Il y eut un petit bal pour la Libération mais pas grand-chose. Les privations, à la fin de la guerre, ont encore duré plusieurs années. La pression ne s’est pas envolée : il a fallu plusieurs années pour l’évacuer. Les cartes d’alimentation ont fonctionné jusqu’en 1948. Mon fils, Michel, est né en 1945.

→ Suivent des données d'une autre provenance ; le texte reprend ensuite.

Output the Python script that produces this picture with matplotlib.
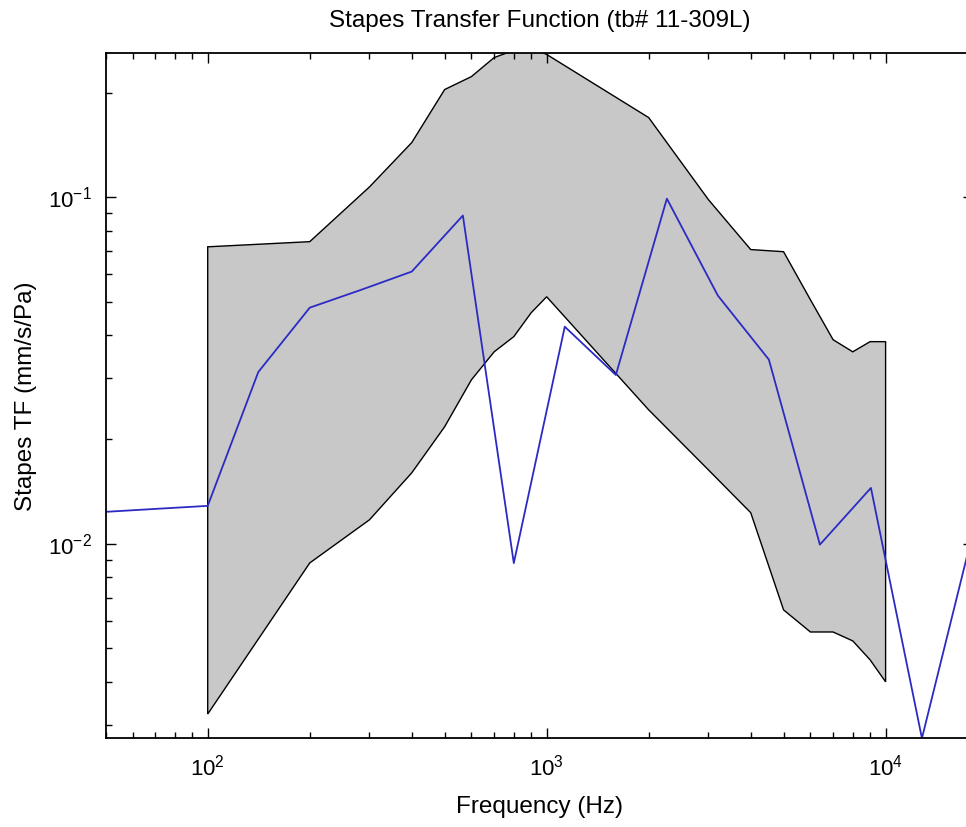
import numpy as np
import matplotlib
matplotlib.use('Agg')
import matplotlib.pyplot as plt
from matplotlib.ticker import LogLocator, NullFormatter

plt.rcParams['font.family'] = ['Liberation Sans', 'DejaVu Sans']

# normal range (shaded band)
band_freq = [100, 200, 300, 400, 500, 600, 700, 800, 900, 1000,
             2000, 3000, 4000, 5000, 6000, 7000, 8000, 9000, 10000]
band_upper = [0.0719, 0.0744, 0.107, 0.1437, 0.2043, 0.2227, 0.2527, 0.265, 0.27, 0.258,
              0.1696, 0.0984, 0.0706, 0.0696, 0.0506, 0.0388, 0.0358, 0.0383, 0.0383]
band_lower = [0.00323, 0.00881, 0.01173, 0.01603, 0.02176, 0.02974, 0.0358, 0.0396, 0.0464, 0.0516,
              0.02435, 0.01635, 0.0123, 0.00645, 0.00557, 0.00557, 0.00525, 0.00463, 0.0040]

# measured stapes TF (half-octave)
tf_freq = [50, 70.7, 100, 141, 200, 283, 400, 566, 800, 1131, 1600, 2263,
           3200, 4525, 6400, 9051, 12800, 18102]
tf_val = [0.01237, 0.01262, 0.01287, 0.0313, 0.048, 0.054, 0.061, 0.0885, 0.0088, 0.0423,
          0.0307, 0.099, 0.052, 0.034, 0.00995, 0.0145, 0.00275, 0.0108]

fig = plt.figure(figsize=(9.66, 8.27), dpi=100)
ax = fig.add_axes([0.1094, 0.1073, 0.8978, 0.8283])

poly_x = np.concatenate([band_freq, band_freq[::-1]])
poly_y = np.concatenate([band_upper, band_lower[::-1]])
ax.fill(poly_x, poly_y, facecolor='#c8c8c8', edgecolor='black', linewidth=1.0)
ax.plot(tf_freq, tf_val, color='#2b2bc4', linewidth=1.3)

ax.set_xscale('log')
ax.set_yscale('log')
ax.set_xlim(50, 18102)
ax.set_ylim(0.00275, 0.26)

ax.xaxis.set_minor_locator(LogLocator(base=10, subs=np.arange(2, 10)))
ax.yaxis.set_minor_locator(LogLocator(base=10, subs=np.arange(2, 10)))
ax.xaxis.set_minor_formatter(NullFormatter())
ax.yaxis.set_minor_formatter(NullFormatter())
ax.tick_params(which='both', direction='in', top=True, right=True, labelsize=16, width=1.0)
ax.tick_params(which='major', length=7.5)
ax.tick_params(axis='x', which='major', pad=12)
ax.tick_params(axis='y', which='major', pad=10)
ax.tick_params(which='minor', length=4.5)
for s in ax.spines.values():
    s.set_linewidth(1.3)

ax.set_title('Stapes Transfer Function (tb# 11-309L)', fontsize=17.5, pad=19)
ax.set_xlabel('Frequency (Hz)', fontsize=17.5, labelpad=11)
ax.set_ylabel('Stapes TF (mm/s/Pa)', fontsize=17.5, labelpad=8)

fig.savefig('out.png', dpi=100)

Il fallait une carte pour pouvoir circuler, même pour les vélos. Les bicyclettes étaient immatriculées et on payait un impôt dessus, jusqu’en 1958. Cet impôt existait déjà avant-guerre. Je regrette de ne pas avoir conservé une plaque de cette époque. Les chambres à air manquaient pendant la guerre, nous ne pouvions alors pas utiliser les vélos. On allait donc au cinéma de Donnemarie à pieds, à cinq ou six kilomètres.
Message aux jeunes
Il ne faut plus jamais faire la guerre. Il faudrait que tout le monde s’entende. Je n’en ai pas gardé de trop mauvais souvenirs parce que j’étais à la campagne mais il faut également penser aux autres.